Problem requirements —
After locating the line that contains "Give me the Plotly.js source for this chart.", quote it and all lines after it through the end of the entries, and nothing more. Pictures stay out.

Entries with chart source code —
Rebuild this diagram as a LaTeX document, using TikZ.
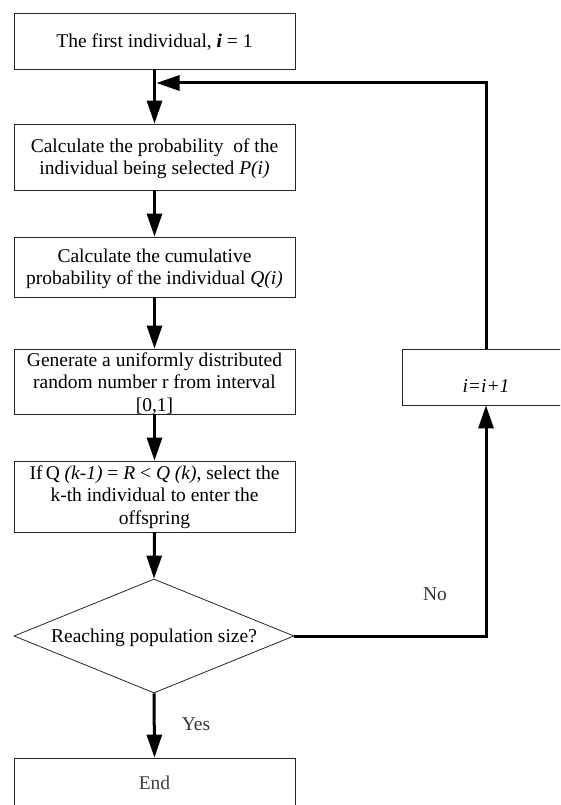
\documentclass[tikz,border=0pt]{standalone}
\usepackage{fontspec}
\setmainfont{Liberation Serif}
\usetikzlibrary{arrows.meta,shapes.geometric}
\newcommand\boxtxt[2][-7]{\raisebox{#1pt}[0pt][0pt]{\begin{tabular}{@{}c@{}}#2\end{tabular}}}
\begin{document}
\begin{tikzpicture}[x=1pt,y=-1pt,
  every node/.style={font=\fontsize{19.5}{22.5}\selectfont},
  box/.style={draw=black!85,line width=0.8pt,inner sep=0pt,minimum width=281pt},
  conn/.style={line width=3pt,-{Triangle[length=23pt,width=15pt]}},
  lbl/.style={text=black!80,inner sep=0pt}]
\useasboundingbox (0,0) rectangle (560,805);
\clip (0,0) rectangle (560,805);
\node[box,minimum height=56pt] (b1) at (154.5,41) {\boxtxt{The first individual, \textbf{\textit{i}} = 1}};
\node[box,minimum height=66pt] (b2) at (154.5,157) {\boxtxt{Calculate the probability\ \ of the\\individual being selected \textit{P(i)}}};
\node[box,minimum height=60pt] (b3) at (154.5,267) {\boxtxt{Calculate the cumulative\\probability of the individual \textit{Q(i)}}};
\node[box,minimum height=65pt] (b4) at (154.5,381.5) {\boxtxt[-8]{Generate a uniformly distributed\\random number r from interval\\{}[0,1]}};
\node[box,minimum height=71pt] (b5) at (154.5,496.5) {\boxtxt[-6]{If\,Q \textit{(k-1)} = \textit{R} {\textless} \textit{Q (k)}, select the\\k-th individual to enter the\\offspring}};
\node[draw=black!85,line width=0.8pt,diamond,aspect=2.46,inner sep=0pt,minimum width=280pt,minimum height=114pt] (d) at (154,636) {\boxtxt{Reaching population size?}};
\node[box,minimum height=50pt,text=black!75] (e) at (154.5,783) {\boxtxt{End}};
\node[draw=black!85,line width=0.8pt,inner sep=0pt,minimum width=168pt,minimum height=56pt] (r) at (486,377) {\boxtxt[-16]{\textit{i=i+1}}};
\coordinate (j) at (156.5,83);
\node[lbl] (no) at (435,594) {No};
\node[lbl] (yes) at (196,724) {Yes};
\draw[conn] (b1.south) -- (b2.north);
\draw[conn] (b2.south) -- (b3.north);
\draw[conn] (b3.south) -- (b4.north);
\draw[conn] (b4.south) -- (b5.north);
\draw[conn] (b5.south) -- (d.north);
\draw[conn] (d.south) -- (e.north);
\draw[conn] (d.east) -| (r.south);
\draw[conn] (r.north) |- (j);
\end{tikzpicture}
\end{document}
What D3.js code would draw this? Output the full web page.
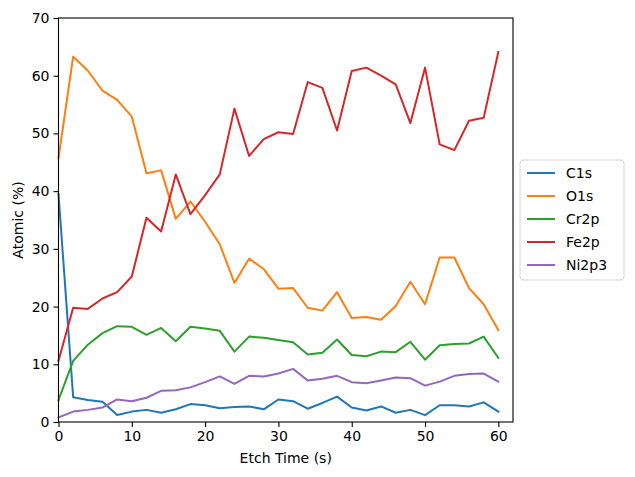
<!DOCTYPE html>
<html><head><meta charset="utf-8">
<script src="https://cdn.jsdelivr.net/npm/d3@7"></script>
<style>body{margin:0;background:#fff}svg{font-family:"DejaVu Sans",sans-serif}</style>
</head><body><svg id="c" width="635" height="477"></svg>
<script>
const etchTime = [0,2,4,6,8,10,12,14,16,18,20,22,24,26,28,30,32,34,36,38,40,42,44,46,48,50,52,54,56,58,60];
const seriesNames = ["C1s","O1s","Cr2p","Fe2p","Ni2p3"];
const C1s   = [39.5,4.3,3.8,3.5,1.2,1.8,2.1,1.6,2.2,3.1,2.9,2.4,2.6,2.7,2.2,3.9,3.6,2.3,3.3,4.4,2.5,2.0,2.7,1.6,2.1,1.2,2.9,2.9,2.7,3.4,1.8];
const O1s   = [45.7,63.3,60.9,57.4,55.8,52.9,43.1,43.6,35.2,38.2,34.7,30.8,24.1,28.3,26.5,23.1,23.2,19.8,19.3,22.5,18.0,18.2,17.7,20.1,24.3,20.4,28.5,28.5,23.2,20.4,15.9];
const Cr2p  = [3.8,10.6,13.4,15.4,16.6,16.5,15.1,16.3,14.0,16.5,16.2,15.8,12.2,14.8,14.6,14.2,13.8,11.7,12.0,14.3,11.6,11.4,12.2,12.1,13.9,10.8,13.3,13.5,13.6,14.8,11.1];
const Fe2p  = [10.6,19.8,19.6,21.4,22.5,25.2,35.4,33.0,42.9,36.0,39.3,42.9,54.3,46.1,49.0,50.2,49.9,58.9,57.9,50.5,60.8,61.4,60.0,58.5,51.8,61.4,48.1,47.1,52.2,52.7,64.1];
const Ni2p3 = [0.8,1.8,2.1,2.5,3.9,3.6,4.2,5.4,5.5,6.0,6.9,7.9,6.6,8.0,7.9,8.4,9.2,7.2,7.5,8.0,6.9,6.7,7.2,7.7,7.6,6.3,7.0,8.0,8.3,8.4,7.0];
const colors = ["#1f77b4","#ff7f0e","#2ca02c","#d62728","#9467bd"];
const xTicks = [0,10,20,30,40,50,60];
const yTicks = [0,10,20,30,40,50,60,70];
const allSeries = [C1s,O1s,Cr2p,Fe2p,Ni2p3];

const svg = d3.select("#c");
const L=58.5, T=18, R=513, B=422;
const x = d3.scaleLinear().domain([0,62]).range([L,R]);
const y = d3.scaleLinear().domain([0,70]).range([B,T]);

const line = d3.line().x((d,i)=>x(etchTime[i])).y(d=>y(d));
allSeries.forEach((s,k)=>{
  svg.append("path").datum(s).attr("d",line).attr("fill","none")
    .attr("stroke",colors[k]).attr("stroke-width",2).attr("stroke-linejoin","round").attr("stroke-linecap","square");
});

const xa = svg.append("g").attr("transform",`translate(0,${B})`)
  .call(d3.axisBottom(x).tickValues(xTicks).tickSize(5).tickPadding(4));
const ya = svg.append("g").attr("transform",`translate(${L},0)`)
  .call(d3.axisLeft(y).tickValues(yTicks).tickSize(5).tickPadding(4));
[xa,ya].forEach(a=>{
  a.select(".domain").remove();
  a.selectAll("text").attr("font-size",14).attr("fill","#000").attr("font-family","DejaVu Sans");
  a.selectAll("line").attr("stroke","#000").attr("stroke-width",1.1);
});
svg.append("rect").attr("x",L).attr("y",T).attr("width",R-L).attr("height",B-T)
  .attr("fill","none").attr("stroke","#000").attr("stroke-width",1.1);

svg.append("text").attr("x",(L+R)/2).attr("y",463).attr("text-anchor","middle")
  .attr("font-size",14).text("Etch Time (s)");
svg.append("text").attr("transform",`translate(23,${(T+B)/2}) rotate(-90)`).attr("text-anchor","middle")
  .attr("font-size",14).text("Atomic (%)");

const lg = svg.append("g");
lg.append("rect").attr("x",520).attr("y",160).attr("width",104).attr("height",120).attr("rx",3)
  .attr("fill","#fff").attr("stroke","#d5d5d5").attr("stroke-width",1);
seriesNames.forEach((n,k)=>{
  const yy = 173 + k*23;
  lg.append("line").attr("x1",527).attr("x2",555).attr("y1",yy).attr("y2",yy)
    .attr("stroke",colors[k]).attr("stroke-width",2);
  lg.append("text").attr("x",566).attr("y",yy+5).attr("font-size",14).text(n);
});
</script></body></html>
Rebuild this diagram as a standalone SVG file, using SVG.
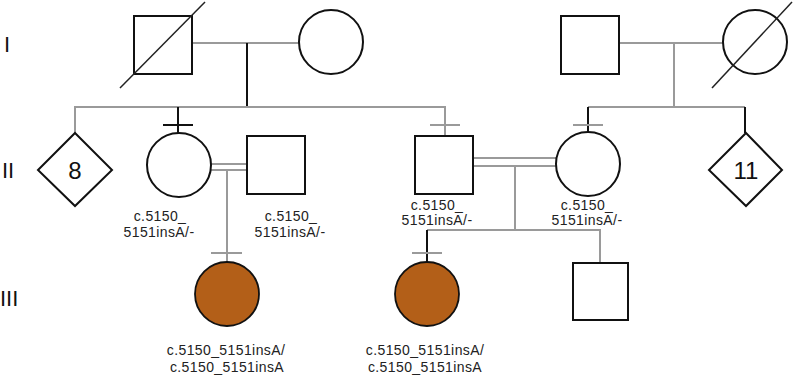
<svg xmlns="http://www.w3.org/2000/svg" width="800" height="375" viewBox="0 0 800 375">
<style>
.n{fill:#fff;stroke:#111;stroke-width:2}
.aff{fill:#b35f18;stroke:#111;stroke-width:1.8}
.g{stroke:#9a9a9a;stroke-width:2;fill:none}
.k{stroke:#111;stroke-width:2;fill:none}
.d{stroke:#222;stroke-width:1.5}
.lb{font-family:"Liberation Sans",Arial,sans-serif;font-size:14px;fill:#222;text-anchor:middle;letter-spacing:0.4px}
.num{font-family:"Liberation Sans",Arial,sans-serif;font-size:24px;fill:#111;text-anchor:middle}
.gen{font-family:"Liberation Sans",Arial,sans-serif;font-size:22px;fill:#111}
</style>
<rect width="800" height="375" fill="#fff"/>
<g id="gen-labels">
<text class="gen" x="4" y="52">I</text>
<text class="gen" x="2" y="178">II</text>
<text class="gen" x="0" y="306">III</text>
</g>
<g id="connectors">
<line class="g" x1="192" y1="43" x2="299" y2="43"/>
<line class="k" x1="247" y1="43" x2="247" y2="107"/>
<polyline class="g" points="75,133 75,107 445,107 445,136"/>
<line class="k" x1="178" y1="107" x2="178" y2="133"/>
<line class="k" x1="163" y1="125" x2="193" y2="125"/>
<line class="g" x1="430" y1="125" x2="460" y2="125"/>
<line class="g" x1="619" y1="43" x2="723" y2="43"/>
<line class="g" x1="674" y1="43" x2="674" y2="107"/>
<line class="g" x1="588" y1="107" x2="745" y2="107"/>
<line class="k" x1="588" y1="107" x2="588" y2="133"/>
<line class="k" x1="745" y1="107" x2="745" y2="133"/>
<line class="g" x1="573" y1="125" x2="603" y2="125"/>
<line class="g" x1="211" y1="164" x2="247" y2="164"/>
<line class="g" x1="211" y1="170" x2="247" y2="170"/>
<line class="g" x1="227" y1="170" x2="227" y2="263"/>
<line class="g" x1="211" y1="253" x2="242" y2="253"/>
<line class="g" x1="473" y1="158" x2="557" y2="158"/>
<line class="g" x1="473" y1="166" x2="557" y2="166"/>
<line class="g" x1="515" y1="166" x2="515" y2="230"/>
<polyline class="g" points="427,230 600,230 600,263"/>
<line class="k" x1="427" y1="230" x2="427" y2="263"/>
<line class="g" x1="412" y1="253" x2="442" y2="253"/>
</g>
<g id="I-1">
<rect class="n" x="134" y="16" width="58" height="58"/>
<line class="d" x1="120" y1="88" x2="205" y2="2"/>
</g>
<g id="I-2"><circle class="n" cx="331" cy="42" r="32"/></g>
<g id="I-3"><rect class="n" x="561" y="16" width="58" height="58"/></g>
<g id="I-4">
<circle class="n" cx="755" cy="42" r="32"/>
<line class="d" x1="712" y1="88" x2="792" y2="2"/>
</g>
<g id="II-1">
<polygon class="n" points="75,133 112,170 75,206 38,170"/>
<text class="num" x="75" y="179">8</text>
</g>
<g id="II-2">
<circle class="n" cx="179" cy="165" r="32"/>
<text class="lb" x="160" y="221">c.5150_</text>
<text class="lb" x="159" y="237">5151insA/-</text>
</g>
<g id="II-3">
<rect class="n" x="247" y="136" width="58" height="58"/>
<text class="lb" x="291" y="221">c.5150_</text>
<text class="lb" x="290" y="237">5151insA/-</text>
</g>
<g id="II-4">
<rect class="n" x="415" y="136" width="58" height="58"/>
<text class="lb" x="437" y="210">c.5150_</text>
<text class="lb" x="437" y="225">5151insA/-</text>
</g>
<g id="II-5">
<circle class="n" cx="588" cy="164" r="32"/>
<text class="lb" x="587" y="210">c.5150_</text>
<text class="lb" x="587" y="225">5151insA/-</text>
</g>
<g id="II-6">
<polygon class="n" points="746,133 782,170 746,206 709,170"/>
<text class="num" x="746" y="179">11</text>
</g>
<g id="III-1">
<circle class="aff" cx="227" cy="294" r="32"/>
<text class="lb" x="226" y="355">c.5150_5151insA/</text>
<text class="lb" x="227" y="372">c.5150_5151insA</text>
</g>
<g id="III-2">
<circle class="aff" cx="427" cy="294" r="32"/>
<text class="lb" x="425" y="355">c.5150_5151insA/</text>
<text class="lb" x="425" y="372">c.5150_5151insA</text>
</g>
<g id="III-3"><rect class="n" x="573" y="263" width="55" height="57"/></g>
</svg>
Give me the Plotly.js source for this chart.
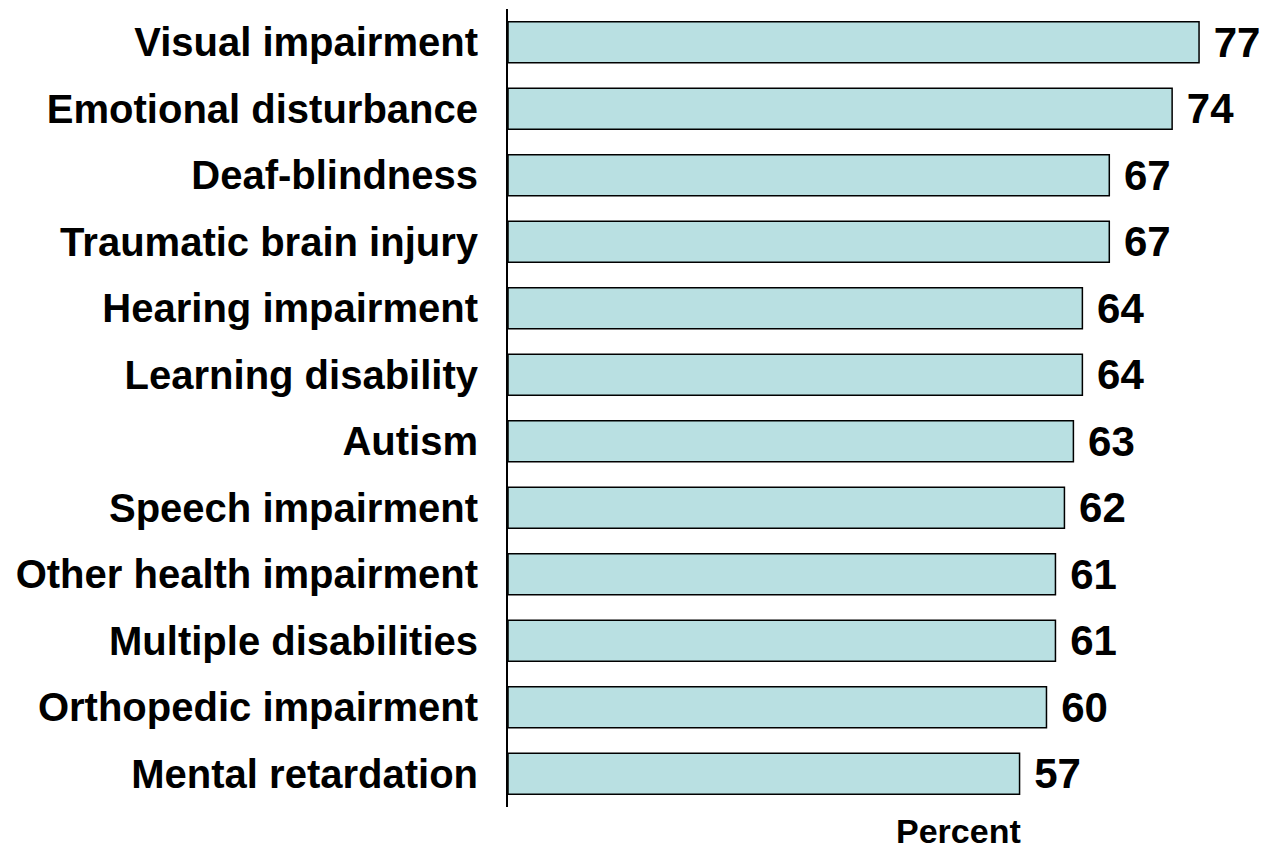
<!DOCTYPE html>
<html>
<head>
<meta charset="utf-8">
<script src="https://cdn.plot.ly/plotly-3.0.1.min.js"></script>
<style>
  html, body { margin: 0; padding: 0; background: #ffffff; }
  #chart { width: 1262px; height: 850px; }
</style>
</head>
<body>
<div id="chart"></div>
<script>
const categories = [
  "Visual impairment",
  "Emotional disturbance",
  "Deaf-blindness",
  "Traumatic brain injury",
  "Hearing impairment",
  "Learning disability",
  "Autism",
  "Speech impairment",
  "Other health impairment",
  "Multiple disabilities",
  "Orthopedic impairment",
  "Mental retardation"
];
const percentValues = [77, 74, 67, 67, 64, 64, 63, 62, 61, 61, 60, 57];
const xAxisTitle = "Percent";

const fontFamily = "Liberation Sans, Arial, Helvetica, sans-serif";

const trace = {
  type: "bar",
  orientation: "h",
  y: categories,
  x: percentValues,
  text: percentValues.map(v => " " + v),
  textposition: "outside",
  constraintext: "none",
  cliponaxis: false,
  textfont: { family: fontFamily, size: 42, color: "#000000", weight: "bold" },
  marker: { color: "#b9e0e2", line: { color: "#000000", width: 1.5 } },
  hoverinfo: "none"
};

const layout = {
  width: 1262,
  height: 850,
  margin: { l: 508, r: 10, t: 9, b: 43 },
  paper_bgcolor: "#ffffff",
  plot_bgcolor: "#ffffff",
  showlegend: false,
  bargap: 0.38,
  xaxis: {
    range: [0, 82.9],
    showgrid: false,
    zeroline: false,
    showticklabels: false,
    ticks: "",
    showline: false
  },
  yaxis: {
    autorange: "reversed",
    showgrid: false,
    zeroline: false,
    ticks: "",
    showline: true,
    linecolor: "#000000",
    linewidth: 2,
    ticklabelstandoff: 20,
    tickfont: { family: fontFamily, size: 40, color: "#000000", weight: "bold" }
  },
  annotations: [{
    text: xAxisTitle,
    xref: "paper",
    yref: "paper",
    x: 0.606,
    y: 0,
    yshift: -24,
    xanchor: "center",
    yanchor: "middle",
    showarrow: false,
    font: { family: fontFamily, size: 34, color: "#000000", weight: "bold" }
  }]
};

Plotly.newPlot("chart", [trace], layout, { displayModeBar: false, staticPlot: true });
</script>
</body>
</html>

Task solution —
Give me the Plotly.js source for this chart.
<!DOCTYPE html>
<html>
<head>
<meta charset="utf-8">
<script src="https://cdn.plot.ly/plotly-3.0.1.min.js"></script>
<style>
  html, body { margin: 0; padding: 0; background: #ffffff; }
  #chart { width: 1262px; height: 850px; }
</style>
</head>
<body>
<div id="chart"></div>
<script>
const categories = [
  "Visual impairment",
  "Emotional disturbance",
  "Deaf-blindness",
  "Traumatic brain injury",
  "Hearing impairment",
  "Learning disability",
  "Autism",
  "Speech impairment",
  "Other health impairment",
  "Multiple disabilities",
  "Orthopedic impairment",
  "Mental retardation"
];
const percentValues = [77, 74, 67, 67, 64, 64, 63, 62, 61, 61, 60, 57];
const xAxisTitle = "Percent";

const fontFamily = "Liberation Sans, Arial, Helvetica, sans-serif";

const trace = {
  type: "bar",
  orientation: "h",
  y: categories,
  x: percentValues,
  text: percentValues.map(v => " " + v),
  textposition: "outside",
  constraintext: "none",
  cliponaxis: false,
  textfont: { family: fontFamily, size: 42, color: "#000000", weight: "bold" },
  marker: { color: "#b9e0e2", line: { color: "#000000", width: 1.5 } },
  hoverinfo: "none"
};

const layout = {
  width: 1262,
  height: 850,
  margin: { l: 508, r: 10, t: 9, b: 43 },
  paper_bgcolor: "#ffffff",
  plot_bgcolor: "#ffffff",
  showlegend: false,
  bargap: 0.38,
  xaxis: {
    range: [0, 82.9],
    showgrid: false,
    zeroline: false,
    showticklabels: false,
    ticks: "",
    showline: false
  },
  yaxis: {
    autorange: "reversed",
    showgrid: false,
    zeroline: false,
    ticks: "",
    showline: true,
    linecolor: "#000000",
    linewidth: 2,
    ticklabelstandoff: 20,
    tickfont: { family: fontFamily, size: 40, color: "#000000", weight: "bold" }
  },
  annotations: [{
    text: xAxisTitle,
    xref: "paper",
    yref: "paper",
    x: 0.606,
    y: 0,
    yshift: -24,
    xanchor: "center",
    yanchor: "middle",
    showarrow: false,
    font: { family: fontFamily, size: 34, color: "#000000", weight: "bold" }
  }]
};

Plotly.newPlot("chart", [trace], layout, { displayModeBar: false, staticPlot: true });
</script>
</body>
</html>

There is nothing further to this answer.